> _Exercise description_: Each line of the listing must be transcribed exactly, except for the images, which should be excluded.

━━ Source material ━━

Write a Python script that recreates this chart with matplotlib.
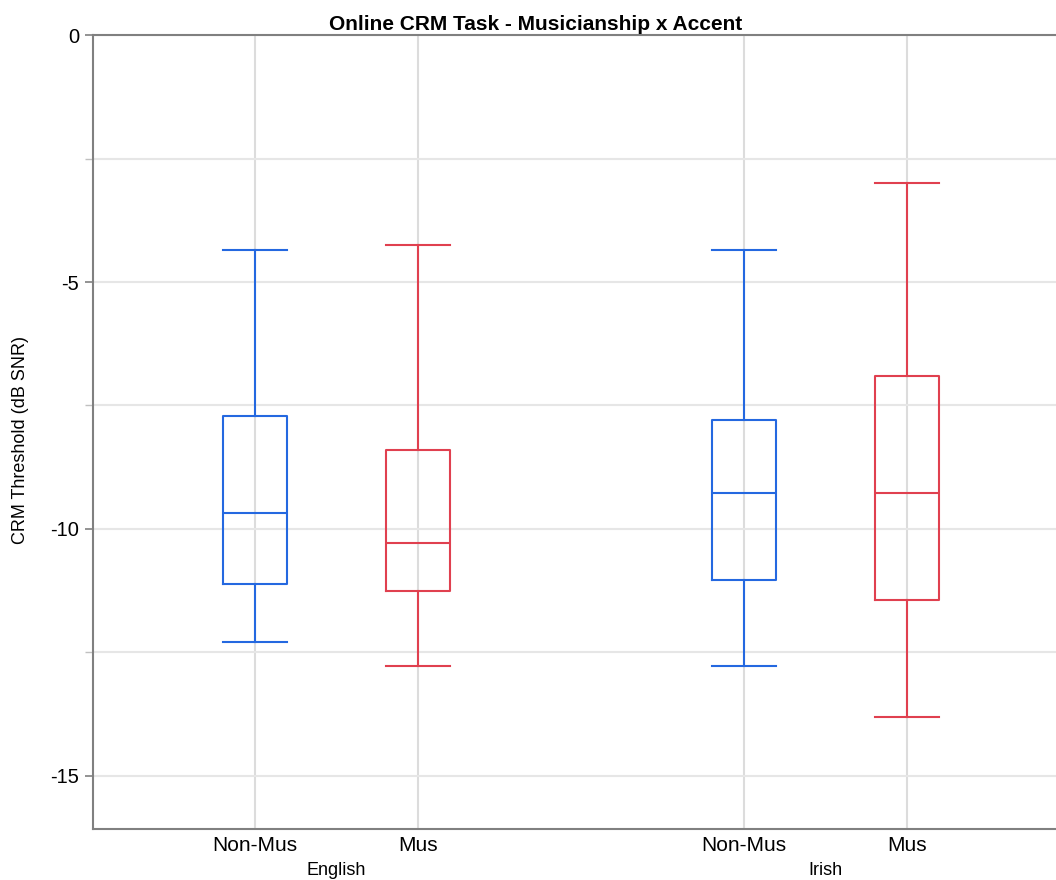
import matplotlib
matplotlib.use("Agg")
import matplotlib.pyplot as plt
from matplotlib.ticker import MultipleLocator

plt.rcParams['font.family'] = ['Liberation Sans', 'DejaVu Sans']

# Box summary values (dB SNR)
accents = ['English', 'Irish']
groups = ['Non-Mus', 'Mus', 'Non-Mus', 'Mus']
whislo = [-12.29, -12.78, -12.78, -13.81]
q1 = [-11.12, -11.26, -11.03, -11.44]
med = [-9.68, -10.28, -9.27, -9.27]
q3 = [-7.71, -8.40, -7.79, -6.90]
whishi = [-4.36, -4.26, -4.36, -3.00]
colors = ['#2468e0', '#e0404f', '#2468e0', '#e0404f']
positions = [0, 1, 3, 4]

stats = []
for i in range(len(groups)):
    stats.append(dict(whislo=whislo[i], q1=q1[i], med=med[i], q3=q3[i],
                      whishi=whishi[i], fliers=[]))

fig = plt.figure(figsize=(10.56, 8.8), dpi=100)
ax = fig.add_axes([0.0881, 0.058, 0.9119, 0.902])

for i, st in enumerate(stats):
    c = colors[i]
    ax.bxp([st], positions=[positions[i]], widths=0.39, showfliers=False,
           boxprops=dict(color=c, linewidth=1.5),
           medianprops=dict(color=c, linewidth=1.5),
           whiskerprops=dict(color=c, linewidth=1.5),
           capprops=dict(color=c, linewidth=1.5),
           capwidths=0.39, manage_ticks=False, zorder=3)

ax.set_xlim(-0.994, 4.914)
ax.set_ylim(-16.08, 0)
ax.yaxis.set_major_locator(MultipleLocator(5))
ax.yaxis.set_minor_locator(MultipleLocator(2.5))
ax.set_yticks([0, -5, -10, -15])
ax.set_yticklabels(['0', '-5', '-10', '-15'])
ax.set_xticks(positions)
ax.set_xticklabels(groups)

ax.grid(True, axis='y', which='both', color='#e6e6e6', linewidth=1.5, zorder=0)
ax.grid(True, axis='x', which='major', color='#dcdcdc', linewidth=1.5, zorder=0)
ax.set_axisbelow(True)

for s in ['left', 'top', 'bottom']:
    ax.spines[s].set_color('#808080')
    ax.spines[s].set_linewidth(1.5)
ax.spines['right'].set_visible(False)

ax.tick_params(axis='y', which='major', length=6, width=1.2, color='#808080',
               labelsize=14.5, pad=4)
ax.tick_params(axis='y', which='minor', length=6, width=1.0, color='#c0c0c0')
ax.tick_params(axis='x', length=0, labelsize=15, pad=5)

ax.set_ylabel('CRM Threshold (dB SNR)', fontsize=13)
ax.yaxis.set_label_coords(-0.066, 0.49)
ax.set_title('Online CRM Task - Musicianship x Accent', fontsize=15,
             fontweight='bold', pad=4, x=0.46)

# accent group labels below the tick labels
for j, name in enumerate(accents):
    xc = (positions[2 * j] + positions[2 * j + 1]) / 2
    ax.text(xc, -0.052, name, transform=ax.get_xaxis_transform(),
            ha='center', va='center', fontsize=13)

fig.savefig('out.png', dpi=100)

━━━

> _Answer to the task_:
Write a Python script that recreates this chart with matplotlib.
import matplotlib
matplotlib.use("Agg")
import matplotlib.pyplot as plt
from matplotlib.ticker import MultipleLocator

plt.rcParams['font.family'] = ['Liberation Sans', 'DejaVu Sans']

# Box summary values (dB SNR)
accents = ['English', 'Irish']
groups = ['Non-Mus', 'Mus', 'Non-Mus', 'Mus']
whislo = [-12.29, -12.78, -12.78, -13.81]
q1 = [-11.12, -11.26, -11.03, -11.44]
med = [-9.68, -10.28, -9.27, -9.27]
q3 = [-7.71, -8.40, -7.79, -6.90]
whishi = [-4.36, -4.26, -4.36, -3.00]
colors = ['#2468e0', '#e0404f', '#2468e0', '#e0404f']
positions = [0, 1, 3, 4]

stats = []
for i in range(len(groups)):
    stats.append(dict(whislo=whislo[i], q1=q1[i], med=med[i], q3=q3[i],
                      whishi=whishi[i], fliers=[]))

fig = plt.figure(figsize=(10.56, 8.8), dpi=100)
ax = fig.add_axes([0.0881, 0.058, 0.9119, 0.902])

for i, st in enumerate(stats):
    c = colors[i]
    ax.bxp([st], positions=[positions[i]], widths=0.39, showfliers=False,
           boxprops=dict(color=c, linewidth=1.5),
           medianprops=dict(color=c, linewidth=1.5),
           whiskerprops=dict(color=c, linewidth=1.5),
           capprops=dict(color=c, linewidth=1.5),
           capwidths=0.39, manage_ticks=False, zorder=3)

ax.set_xlim(-0.994, 4.914)
ax.set_ylim(-16.08, 0)
ax.yaxis.set_major_locator(MultipleLocator(5))
ax.yaxis.set_minor_locator(MultipleLocator(2.5))
ax.set_yticks([0, -5, -10, -15])
ax.set_yticklabels(['0', '-5', '-10', '-15'])
ax.set_xticks(positions)
ax.set_xticklabels(groups)

ax.grid(True, axis='y', which='both', color='#e6e6e6', linewidth=1.5, zorder=0)
ax.grid(True, axis='x', which='major', color='#dcdcdc', linewidth=1.5, zorder=0)
ax.set_axisbelow(True)

for s in ['left', 'top', 'bottom']:
    ax.spines[s].set_color('#808080')
    ax.spines[s].set_linewidth(1.5)
ax.spines['right'].set_visible(False)

ax.tick_params(axis='y', which='major', length=6, width=1.2, color='#808080',
               labelsize=14.5, pad=4)
ax.tick_params(axis='y', which='minor', length=6, width=1.0, color='#c0c0c0')
ax.tick_params(axis='x', length=0, labelsize=15, pad=5)

ax.set_ylabel('CRM Threshold (dB SNR)', fontsize=13)
ax.yaxis.set_label_coords(-0.066, 0.49)
ax.set_title('Online CRM Task - Musicianship x Accent', fontsize=15,
             fontweight='bold', pad=4, x=0.46)

# accent group labels below the tick labels
for j, name in enumerate(accents):
    xc = (positions[2 * j] + positions[2 * j + 1]) / 2
    ax.text(xc, -0.052, name, transform=ax.get_xaxis_transform(),
            ha='center', va='center', fontsize=13)

fig.savefig('out.png', dpi=100)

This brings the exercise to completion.